By Nanak Ram | Johrat
IN FOCUS It's an annual affair in Assam's lush tea gardens. As sporadic showers from March build up to a full-blown monsoon a few months later, what looms is the threat of malaria and other vector-borne diseases that often cause death, with children the most vulnerable.
As WHO focusses on vector-borne diseases this World Health Day April 7, experts say that serious steps must be taken to stop the cyclic prevalence of these diseases among the tea tribe every year.
"Malaria is a major health problem among the tea garden workers. Although there has been a gradual fall in morbidity due to the disease, the numbers are still alarming," N.K. Phukan, former chairman of the medical advisory sub-committee of the Assam Branch of the India Tea Association (ABITA), told INNLIVE. He is also a doctor in a tea garden.
For instance, there were 4,849 slide positive cases of malaria in the tea gardens (under ABITA) in 2008. The number fell marginally to 4,307 in 2009, but was still high. Globally, one billion people are infected and more than one million people die every year due to vector-borne diseases, says WHO.
The most significant reason for the high prevalence of malaria and other vector-borne diseases in India's northeast is its topography and climate - hot and humid for most part of the year - making it the ideal breeding ground for mosquitoes. Add to this, the poor socio-economic condition of the tea tribe, lack of awareness and poor hygiene - and they become even more vulnerable.
Assam accounts for more than five percent of the country's malaria cases and, according to a study in seven tea gardens by molecular entomologist Bipul Rabha and doctors of those gardens, the tea tribe community is the major contributor to such cases every year.
"The tea tribe constitutes a community with poor socio-economic condition and continues to have high malaria infection with considerable anaemia. This study strongly finds evidence that despite a comprehensive malaria control programme, there are regions in India where the control programmes are inadequate," the study said, adding: "These are hyper-endemic for malaria and transmission rates are comparable to those found in many regions of Africa."
The part about anaemia is especially significant because the tea tribe women are nearly universally anaemic. A Unicef sample study found 95 percent women in the gardens to be anaemic.
A reduced haemoglobin level among the tea tribe, the malaria study said, was not just indicative of poor nutrition but also of repeated attacks of the vector-borne disease.
Either way, anaemia leads to a host of other health complications, especially for women during pregnancy, putting their and their baby's life at risk.
"Children, especially those below the age of two, are at a high risk of malaria infection because they have under-development immunity. Studies have found that the risk of infection caused by P. falciparum parasite (transmitted by Anopheles mosquito) is high between the age of five and 15," said T. Talukdar, a tea garden doctor in Jorhat district.
Steps have been taken by tea garden managements to curtail the annual incidence of vector-borne diseases. "Water stagnation is an open invitation to trouble, and we get insecticide sprayed in the garden and labour lines regularly once the rains hit (the dense and well-demarcated tea tribe colonies within the garden)," Talukdar said.

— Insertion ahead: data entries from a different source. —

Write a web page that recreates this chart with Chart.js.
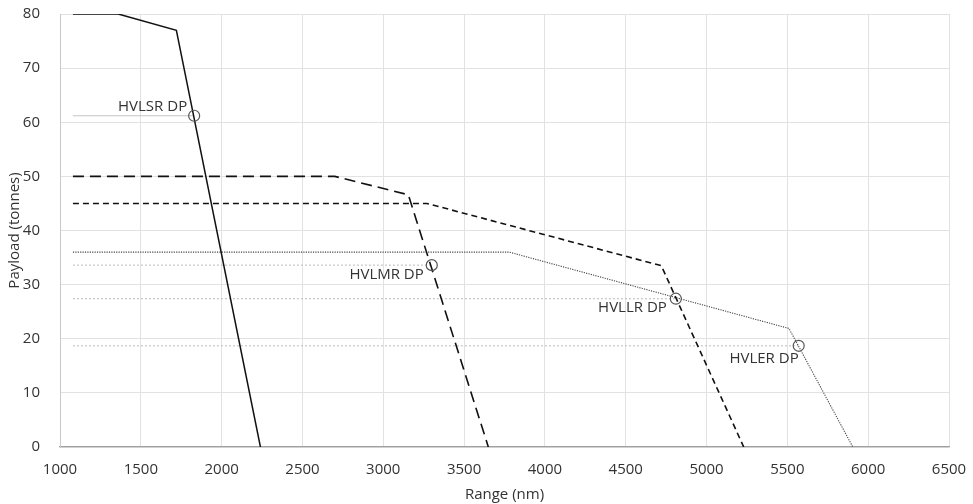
<!DOCTYPE html>
<html>
<head>
<meta charset="utf-8">
<script src="https://cdn.jsdelivr.net/npm/chart.js@4.4.1/dist/chart.umd.min.js"></script>
<style>
html,body{margin:0;padding:0;background:#fff;}
#wrap{width:973px;height:504px;position:relative;}
</style>
</head>
<body>
<div id="wrap"><canvas id="c" width="973" height="504"></canvas></div>
<script>
// ---- data ----
const xTicks = [1000,1500,2000,2500,3000,3500,4000,4500,5000,5500,6000,6500];
const yTicks = [0,10,20,30,40,50,60,70,80];

const hvlsrRange   = [1080, 1360, 1720, 2240];
const hvlsrPayload = [80, 80, 77, 0];

const hvlmrRange   = [1080, 2700, 3155, 3650];
const hvlmrPayload = [50, 50, 46.6, 0];

const hvllrRange   = [1080, 3270, 4720, 5230];
const hvllrPayload = [45, 45, 33.5, 0];

const hvlerRange   = [1080, 3780, 5510, 5905];
const hvlerPayload = [36, 36, 21.9, 0];

const dpLabels  = ['HVLSR DP', 'HVLMR DP', 'HVLLR DP', 'HVLER DP'];
const dpRange   = [1830, 3300, 4810, 5570];
const dpPayload = [61.2, 33.6, 27.4, 18.7];
const dpLineStart = 1080;

// ---- build chart ----
const FONT = "'Open Sans', 'DejaVu Sans', sans-serif";
const FS = 15;
const pts = (xs, ys) => xs.map((x, i) => ({x: x, y: ys[i]}));

const dpLineSets = dpRange.map((r, i) => ({
  label: dpLabels[i] + ' line',
  data: [{x: dpLineStart, y: dpPayload[i]}, {x: r, y: dpPayload[i]}],
  showLine: true, borderColor: '#c4c4c4', borderWidth: 1.2,
  borderDash: i === 0 ? [] : [2, 2], pointRadius: 0, order: 5
}));

const curve = (label, xs, ys, dash, color, w) => ({
  label: label, data: pts(xs, ys), showLine: true, borderColor: color,
  borderWidth: w, borderDash: dash, pointRadius: 0, tension: 0, order: 2
});

const datasets = [
  ...dpLineSets,
  curve('HVLSR', hvlsrRange, hvlsrPayload, [], '#111', 1.5),
  curve('HVLMR', hvlmrRange, hvlmrPayload, [11, 6], '#111', 1.6),
  curve('HVLLR', hvllrRange, hvllrPayload, [6, 4], '#111', 1.6),
  curve('HVLER', hvlerRange, hvlerPayload, [1.2, 1.2], '#444', 1.1),
  {
    label: 'Design points', data: pts(dpRange, dpPayload), showLine: false,
    pointRadius: 5.5, pointBorderColor: '#555', pointBackgroundColor: 'rgba(0,0,0,0)',
    pointBorderWidth: 1.2, order: 1
  }
];

// label offsets (pixels from the design-point marker): dx to right edge of text, dy to text centre
const dpLabelOffsets = [[-7, -9], [-8, 10], [-9, 9], [0, 13]];

const dpLabelPlugin = {
  id: 'dpLabels',
  afterDatasetsDraw(chart) {
    const ctx = chart.ctx;
    const xs = chart.scales.x, ys = chart.scales.y;
    ctx.save();
    ctx.font = FS + "px " + FONT;
    ctx.fillStyle = '#333';
    ctx.textAlign = 'right';
    ctx.textBaseline = 'middle';
    dpLabels.forEach((t, i) => {
      const px = xs.getPixelForValue(dpRange[i]);
      const py = ys.getPixelForValue(dpPayload[i]);
      ctx.fillText(t, px + dpLabelOffsets[i][0], py + dpLabelOffsets[i][1]);
    });
    ctx.restore();
  }
};

new Chart(document.getElementById('c'), {
  type: 'scatter',
  data: {datasets: datasets},
  plugins: [dpLabelPlugin],
  options: {
    responsive: false,
    animation: false,
    devicePixelRatio: 1,
    layout: {padding: {top: 14, right: 24, left: 0, bottom: 0}},
    plugins: {legend: {display: false}, tooltip: {enabled: false}},
    scales: {
      x: {
        type: 'linear', min: 1000, max: 6500,
        afterBuildTicks: s => { s.ticks = xTicks.map(v => ({value: v})); },
        afterFit: s => { s.height = 57; },
        ticks: {font: {family: FONT, size: FS}, color: '#333', padding: 2, maxRotation: 0, callback: v => String(v)},
        grid: {color: '#e2e2e2', drawTicks: true, tickLength: 12, tickColor: 'rgba(0,0,0,0)'},
        border: {color: '#a0a0a0', width: 1.2},
        title: {display: true, text: 'Range (nm)', font: {family: FONT, size: FS}, color: '#333', padding: {top: 0, bottom: 0}}
      },
      y: {
        type: 'linear', min: 0, max: 80,
        afterBuildTicks: s => { s.ticks = yTicks.map(v => ({value: v})); },
        afterFit: s => { s.width = 60; },
        ticks: {font: {family: FONT, size: FS}, color: '#333', padding: 2, callback: v => String(v)},
        grid: {color: '#e2e2e2', drawTicks: true, tickLength: 18, tickColor: 'rgba(0,0,0,0)'},
        border: {color: '#c8c8c8', width: 1},
        title: {display: true, text: 'Payload (tonnes)', font: {family: FONT, size: FS}, color: '#333', padding: {top: 6, bottom: 0}}
      }
    }
  }
});
</script>
</body>
</html>
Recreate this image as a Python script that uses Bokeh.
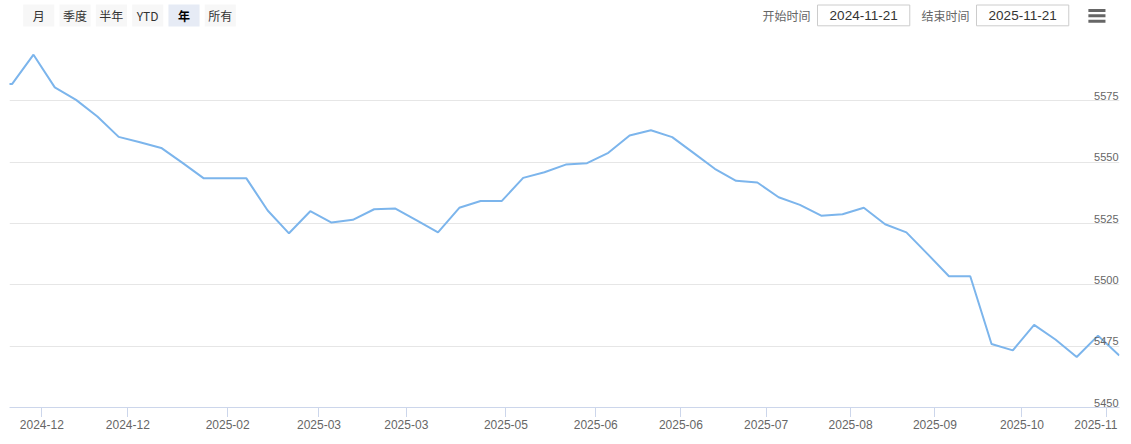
from bokeh.plotting import figure
from bokeh.models import Range1d, FixedTicker, Grid, ColumnDataSource
from bokeh.layouts import column
from bokeh.core.properties import value
from bokeh.embed import file_html
from bokeh.resources import INLINE

# ---------------- data ----------------
# weekly settlement values (first entry is the week before the visible range)
week_index = list(range(-1, 53))
prices = [5581.9, 5581.9, 5593.8, 5580.5, 5575.4, 5568.6, 5560.3, 5558.1, 5555.8,
          5549.7, 5543.4, 5543.4, 5543.4, 5530.3, 5521.0, 5530.0, 5525.4, 5526.5,
          5530.8, 5531.1, 5526.3, 5521.4, 5531.4, 5534.2, 5534.2, 5543.6, 5545.9,
          5549.0, 5549.6, 5553.8, 5560.9, 5563.0, 5560.2, 5553.8, 5547.3, 5542.4,
          5541.7, 5535.7, 5532.6, 5528.2, 5528.8, 5531.4, 5524.7, 5521.4, 5512.5,
          5503.5, 5503.5, 5475.9, 5473.3, 5483.7, 5477.7, 5470.6, 5479.3, 5471.2]

x_tick_pos = [1.39, 5.43, 10.12, 14.41, 18.51, 23.19, 27.41, 31.41, 35.41, 39.38, 43.34, 47.43, 51.41]
x_tick_labels = ["2024-12", "2024-12", "2025-02", "2025-03", "2025-03", "2025-05", "2025-06",
                 "2025-06", "2025-07", "2025-08", "2025-09", "2025-10", "2025-11"]

y_grid_vals = [5450, 5475, 5500, 5525, 5550, 5575, 5600]
y_label_vals = [5450, 5475, 5500, 5525, 5550, 5575]
y_label_text = ["5450", "5475", "5500", "5525", "5550", "5575"]

range_buttons = ["月", "季度", "半年", "YTD", "年", "所有"]
selected_button = "年"
start_label, start_date = "开始时间", "2024-11-21"
end_label, end_date = "结束时间", "2025-11-21"

LABEL_FONT = "Liberation Sans"
CJK_FONT = "Noto Sans CJK SC"

X_RANGE = Range1d(-0.127, 52.01)

# ---------------- header (range selector / inputs) ----------------
h = figure(width=1131, height=38, x_range=Range1d(0, 1131), y_range=Range1d(38, 0),
           output_backend="svg", toolbar_location=None, min_border=0,
           x_axis_type=None, y_axis_type=None)
h.grid.visible = False
h.outline_line_color = None

bx = [29.8 + 37 * i for i in range(len(range_buttons))]
fills = ["#e6ebf5" if b == selected_button else "#f7f7f7" for b in range_buttons]
h.quad(left=[c - 15.85 for c in bx], right=[c + 15.85 for c in bx],
       top=[4] * len(bx), bottom=[26] * len(bx), fill_color=fills, line_color=None)
for c, b in zip(bx, range_buttons):
    sel = b == selected_button
    h.text(x=[c], y=[15], text=[b], text_align="center", text_baseline="middle",
           text_font=value(CJK_FONT), text_font_size="12px",
           text_font_style="bold" if sel else "normal",
           text_color="#000000" if sel else "#333333")

# date inputs
h.text(x=[767.3], y=[14.8], text=[start_label], text_align="left", text_baseline="middle",
       text_font=value(CJK_FONT), text_font_size="12px", text_color="#666666")
h.text(x=[929.3], y=[14.8], text=[end_label], text_align="left", text_baseline="middle",
       text_font=value(CJK_FONT), text_font_size="12px", text_color="#666666")
h.quad(left=[823.3, 985.3], right=[917.3, 1079.3], top=[4.5, 4.5], bottom=[25.3, 25.3],
       fill_color="white", line_color="#cccccc", line_width=1)
h.text(x=[870.3, 1032.3], y=[15, 15], text=[start_date, end_date], text_align="center",
       text_baseline="middle", text_font=value(LABEL_FONT), text_font_size="13.5px",
       text_color="#333333")
# menu icon
h.segment(x0=[1099.3] * 3, x1=[1116.7] * 3, y0=[10, 15.3, 20.7], y1=[10, 15.3, 20.7],
          line_color="#666666", line_width=3)

# ---------------- main chart ----------------
p = figure(frame_width=1110, frame_height=368, x_range=X_RANGE, y_range=Range1d(5450, 5600),
           output_backend="svg", toolbar_location=None, y_axis_type=None,
           min_border_left=9, min_border_right=12, min_border_top=1, min_border_bottom=10)
p.outline_line_color = None
p.xgrid.visible = False
p.add_layout(Grid(dimension=1, ticker=FixedTicker(ticks=y_grid_vals),
                  grid_line_color="#e6e6e6", grid_line_width=1))

src = ColumnDataSource(dict(x=week_index, y=prices))
p.line("x", "y", source=src, line_color="#7cb5ec", line_width=2)

xa = p.xaxis[0]
xa.ticker = FixedTicker(ticks=x_tick_pos)
xa.major_label_overrides = {t: "" for t in x_tick_pos}
xa.major_label_text_font_size = "0px"
xa.major_label_standoff = 0
xa.axis_line_color = "#ccd6eb"
xa.major_tick_line_color = "#ccd6eb"
xa.major_tick_out = 10
xa.major_tick_in = 0
xa.minor_tick_line_color = None

# y labels drawn inside the plot, right aligned above gridlines
p.text(x=[X_RANGE.end] * len(y_label_vals), y=y_label_vals, text=y_label_text,
       text_align="right", text_baseline="bottom", x_offset=-1, y_offset=-1,
       text_font=value(LABEL_FONT), text_font_size="11px", text_color="#666666")

# ---------------- x tick labels strip ----------------
f = figure(frame_width=1110, height=27, x_range=X_RANGE, y_range=Range1d(27, 0),
           output_backend="svg", toolbar_location=None, x_axis_type=None, y_axis_type=None,
           min_border_left=9, min_border_right=12, min_border_top=0, min_border_bottom=0)
f.grid.visible = False
f.outline_line_color = None
f.text(x=x_tick_pos[:-1], y=[2] * (len(x_tick_pos) - 1), text=x_tick_labels[:-1],
       text_align="center", text_baseline="top",
       text_font=value(LABEL_FONT), text_font_size="12px", text_color="#666666")
# last label is justified to stay inside the chart edge
f.text(x=[X_RANGE.end], y=[2], text=[x_tick_labels[-1]], x_offset=-2,
       text_align="right", text_baseline="top",
       text_font=value(LABEL_FONT), text_font_size="12px", text_color="#666666")

layout = column(h, p, f, spacing=0)
open("out.html", "w").write(file_html(layout, INLINE))
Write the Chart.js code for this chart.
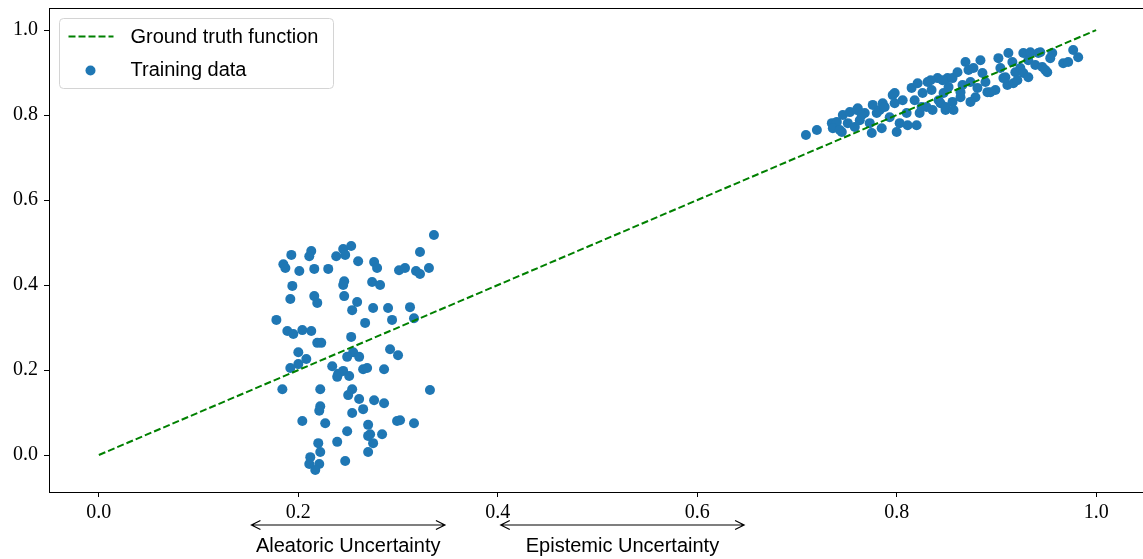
<!DOCTYPE html>
<html>
<head>
<meta charset="utf-8">
<script src="https://cdn.jsdelivr.net/npm/chart.js@4.4.1/dist/chart.umd.min.js"></script>
<style>
  html, body { margin: 0; padding: 0; background: #fff; overflow: hidden; }
</style>
</head>
<body>
<canvas id="grafico" width="1143" height="559"></canvas>
<script>
// Ground truth y = x
var truthX = [0, 1];
var truthY = [0, 1];

// Training data, left cluster (x around 0.18 - 0.34)
var leftX = [0.336, 0.193, 0.213, 0.211, 0.245, 0.253, 0.238, 0.247, 0.185, 0.187, 0.201, 0.216,
  0.230, 0.260, 0.276, 0.279, 0.322, 0.301, 0.307, 0.318, 0.322, 0.331, 0.194, 0.246,
  0.245, 0.274, 0.282, 0.192, 0.216, 0.219, 0.246, 0.259, 0.254, 0.275, 0.290, 0.312,
  0.178, 0.267, 0.294, 0.316, 0.189, 0.195, 0.204, 0.213, 0.253, 0.219, 0.223, 0.200,
  0.208, 0.200, 0.192, 0.292, 0.300, 0.255, 0.249, 0.261, 0.234, 0.245, 0.240, 0.239,
  0.251, 0.265, 0.269, 0.286, 0.184, 0.222, 0.332, 0.254, 0.250, 0.261, 0.276, 0.286,
  0.222, 0.221, 0.254, 0.265, 0.204, 0.227, 0.299, 0.302, 0.316, 0.270, 0.249, 0.272,
  0.270, 0.284, 0.220, 0.239, 0.275, 0.222, 0.270, 0.212, 0.211, 0.221, 0.217, 0.247];
var leftY = [0.518, 0.471, 0.480, 0.468, 0.485, 0.492, 0.468, 0.471, 0.449, 0.440, 0.433, 0.438,
  0.438, 0.456, 0.454, 0.440, 0.478, 0.435, 0.440, 0.433, 0.426, 0.440, 0.398, 0.409,
  0.400, 0.407, 0.400, 0.367, 0.374, 0.358, 0.374, 0.360, 0.341, 0.346, 0.346, 0.348,
  0.318, 0.311, 0.318, 0.322, 0.292, 0.285, 0.294, 0.292, 0.278, 0.264, 0.264, 0.242,
  0.226, 0.214, 0.205, 0.249, 0.235, 0.242, 0.231, 0.231, 0.209, 0.198, 0.191, 0.184,
  0.186, 0.202, 0.205, 0.202, 0.155, 0.155, 0.153, 0.155, 0.141, 0.132, 0.129, 0.122,
  0.115, 0.104, 0.099, 0.108, 0.080, 0.075, 0.080, 0.082, 0.075, 0.071, 0.056, 0.049,
  0.045, 0.049, 0.028, 0.031, 0.028, 0.007, 0.007, -0.005, -0.021, -0.021, -0.035, -0.014];

// Training data, right cluster (x around 0.71 - 0.98)
var rightX = [0.709, 0.720, 0.735, 0.740, 0.736, 0.745, 0.746, 0.753, 0.751, 0.758, 0.761, 0.763,
  0.768, 0.773, 0.775, 0.776, 0.783, 0.785, 0.786, 0.793, 0.798, 0.798, 0.800, 0.803,
  0.806, 0.810, 0.811, 0.815, 0.818, 0.820, 0.821, 0.823, 0.826, 0.830, 0.831, 0.835,
  0.836, 0.841, 0.842, 0.847, 0.849, 0.852, 0.851, 0.743, 0.760, 0.765, 0.780, 0.788,
  0.796, 0.825, 0.834, 0.844, 0.846, 0.856, 0.861, 0.869, 0.866, 0.872, 0.877, 0.874,
  0.879, 0.884, 0.886, 0.889, 0.891, 0.899, 0.902, 0.904, 0.907, 0.911, 0.912, 0.916,
  0.917, 0.919, 0.924, 0.927, 0.927, 0.932, 0.934, 0.939, 0.942, 0.946, 0.951, 0.956,
  0.967, 0.972, 0.977, 0.982, 0.849, 0.856, 0.864, 0.874, 0.857, 0.881, 0.894, 0.864,
  0.921, 0.909, 0.932, 0.949, 0.954, 0.944];
var rightY = [0.753, 0.765, 0.781, 0.784, 0.769, 0.760, 0.800, 0.807, 0.781, 0.772, 0.816, 0.788,
  0.805, 0.781, 0.758, 0.824, 0.812, 0.769, 0.828, 0.795, 0.852, 0.828, 0.760, 0.781,
  0.835, 0.805, 0.776, 0.864, 0.835, 0.776, 0.875, 0.805, 0.852, 0.819, 0.878, 0.859,
  0.812, 0.887, 0.835, 0.852, 0.812, 0.866, 0.887, 0.765, 0.812, 0.800, 0.805, 0.819,
  0.847, 0.819, 0.882, 0.828, 0.882, 0.887, 0.901, 0.925, 0.871, 0.906, 0.911, 0.878,
  0.842, 0.929, 0.899, 0.878, 0.854, 0.859, 0.934, 0.911, 0.887, 0.871, 0.946, 0.925,
  0.875, 0.901, 0.911, 0.946, 0.899, 0.929, 0.948, 0.918, 0.946, 0.913, 0.901, 0.946,
  0.922, 0.925, 0.953, 0.936, 0.819, 0.831, 0.842, 0.831, 0.812, 0.864, 0.854, 0.854,
  0.882, 0.889, 0.889, 0.906, 0.934, 0.948];

var xTicks = [0.0, 0.2, 0.4, 0.6, 0.8, 1.0];
var yTicks = [0.0, 0.2, 0.4, 0.6, 0.8, 1.0];

// arrows under the x axis
var rangeLabels = ['Aleatoric Uncertainty', 'Epistemic Uncertainty'];
var rangeFrom = [0.153, 0.403];
var rangeTo = [0.347, 0.647];

var sansFont = '"Liberation Sans", Arial, sans-serif';
var serifFont = '"Liberation Serif", "Times New Roman", serif';

function toPoints(xs, ys) {
  return xs.map(function (x, i) { return { x: x, y: ys[i] }; });
}

// marco completo del area de datos (como los spines de matplotlib)
const framePlugin = {
  id: 'frame',
  afterDatasetsDraw(chart) {
    const a = chart.chartArea, ctx = chart.ctx;
    ctx.save();
    ctx.strokeStyle = '#000';
    ctx.lineWidth = 1;
    ctx.strokeRect(Math.round(a.left) + 0.5, Math.round(a.top) + 0.5,
      Math.round(a.right - a.left), Math.round(a.bottom - a.top));
    ctx.restore();
  }
};

// leyenda dentro del area, arriba a la izquierda
const legendPlugin = {
  id: 'boxLegend',
  afterDraw(chart) {
    const a = chart.chartArea, ctx = chart.ctx;
    const ds = chart.data.datasets;
    const bx = a.left + 10.5, by = a.top + 10.5, bw = 274, bh = 70;
    ctx.save();
    ctx.beginPath();
    ctx.roundRect(bx, by, bw, bh, 4);
    ctx.fillStyle = 'rgba(255,255,255,0.8)';
    ctx.fill();
    ctx.strokeStyle = '#d4d4d4';
    ctx.lineWidth = 1;
    ctx.stroke();

    ctx.font = '20px ' + sansFont;
    ctx.fillStyle = '#000';
    ctx.textBaseline = 'middle';
    // line entry
    ctx.beginPath();
    ctx.setLineDash(ds[0].borderDash);
    ctx.strokeStyle = ds[0].borderColor;
    ctx.lineWidth = ds[0].borderWidth;
    ctx.moveTo(bx + 9, by + 18);
    ctx.lineTo(bx + 54, by + 18);
    ctx.stroke();
    ctx.setLineDash([]);
    ctx.fillText(ds[0].label, bx + 71, by + 19);
    // scatter entry
    ctx.beginPath();
    ctx.arc(bx + 31, by + 52, ds[1].pointRadius, 0, Math.PI * 2);
    ctx.fillStyle = ds[1].backgroundColor;
    ctx.fill();
    ctx.fillStyle = '#000';
    ctx.fillText(ds[1].label, bx + 71, by + 52);
    ctx.restore();
  }
};

// flechas dobles con texto debajo del eje x
const rangePlugin = {
  id: 'ranges',
  afterDraw(chart) {
    const ctx = chart.ctx, xs = chart.scales.x;
    const y = 525, head = 9, half = 4.5;
    ctx.save();
    ctx.strokeStyle = '#000';
    ctx.fillStyle = '#000';
    ctx.lineWidth = 1.2;
    ctx.font = '20px ' + sansFont;
    ctx.textAlign = 'center';
    ctx.textBaseline = 'alphabetic';
    for (let i = 0; i < rangeLabels.length; i++) {
      const x1 = xs.getPixelForValue(rangeFrom[i]);
      const x2 = xs.getPixelForValue(rangeTo[i]);
      ctx.beginPath();
      ctx.moveTo(x1, y); ctx.lineTo(x2, y);
      ctx.moveTo(x1 + head, y - half); ctx.lineTo(x1, y); ctx.lineTo(x1 + head, y + half);
      ctx.moveTo(x2 - head, y - half); ctx.lineTo(x2, y); ctx.lineTo(x2 - head, y + half);
      ctx.stroke();
      ctx.fillText(rangeLabels[i], (x1 + x2) / 2, 552);
    }
    ctx.restore();
  }
};

new Chart(document.getElementById('grafico'), {
  type: 'scatter',
  data: {
    datasets: [{
      type: 'line',
      label: 'Ground truth function',
      data: toPoints(truthX, truthY),
      borderColor: '#008000',
      borderWidth: 2,
      borderDash: [7, 3],
      pointRadius: 0,
      fill: false,
      order: 0
    }, {
      label: 'Training data',
      data: toPoints(leftX.concat(rightX), leftY.concat(rightY)),
      backgroundColor: '#1f77b4',
      borderWidth: 0,
      pointRadius: 5,
      order: 1
    }]
  },
  options: {
    responsive: false,
    animation: false,
    layout: { autoPadding: false, padding: { top: 8, left: 0, right: 0, bottom: 0 } },
    plugins: {
      legend: { display: false },
      tooltip: { enabled: false }
    },
    scales: {
      x: {
        type: 'linear',
        min: -0.05,
        max: 1.047,
        afterFit: function (s) { s.height = 67; s.paddingLeft = 0; s.paddingRight = 0; },
        afterBuildTicks: function (s) { s.ticks = xTicks.map(function (v) { return { value: v }; }); },
        grid: { drawOnChartArea: false, drawTicks: true, tickLength: 5, color: '#000' },
        border: { display: false },
        ticks: {
          autoSkip: false, maxRotation: 0, padding: 4, color: '#000',
          font: { family: serifFont, size: 20 },
          callback: function (v) { return v.toFixed(1); }
        }
      },
      y: {
        type: 'linear',
        min: -0.087,
        max: 1.052,
        afterFit: function (s) { s.width = 49; s.paddingTop = 0; s.paddingBottom = 0; },
        afterBuildTicks: function (s) { s.ticks = yTicks.map(function (v) { return { value: v }; }); },
        grid: { drawOnChartArea: false, drawTicks: true, tickLength: 5, color: '#000' },
        border: { display: false },
        ticks: {
          autoSkip: false, padding: 6, color: '#000',
          font: { family: serifFont, size: 20 },
          callback: function (v) { return v.toFixed(1); }
        }
      }
    }
  },
  plugins: [framePlugin, legendPlugin, rangePlugin]
});
</script>
</body>
</html>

The state government also distributes a 'Mamata' kit to new mothers after institutional delivery which contains a baby mosquito net apart from other things.
Phukan however feels more measures need to be taken. "Good laboratory facilities in the garden hospitals is necessary for blood slide examination, early case detection and prompt treatment. Use of mosquito nets impregnated with synthetic pyrethroids is important (the Assam government distributed such nets to new mothers under a pilot project a few years back), periodic anti-larval measures and health education in the community are crucial," he said.
"It is unacceptable that malaria continues to be a major health problem year after year," Talukdar opined. "An ailing workforce ultimately affects productivity and that should be a concern to the tea industry as well as the government because tea is a major economic source for the state of Assam and is an important industry for India," he added.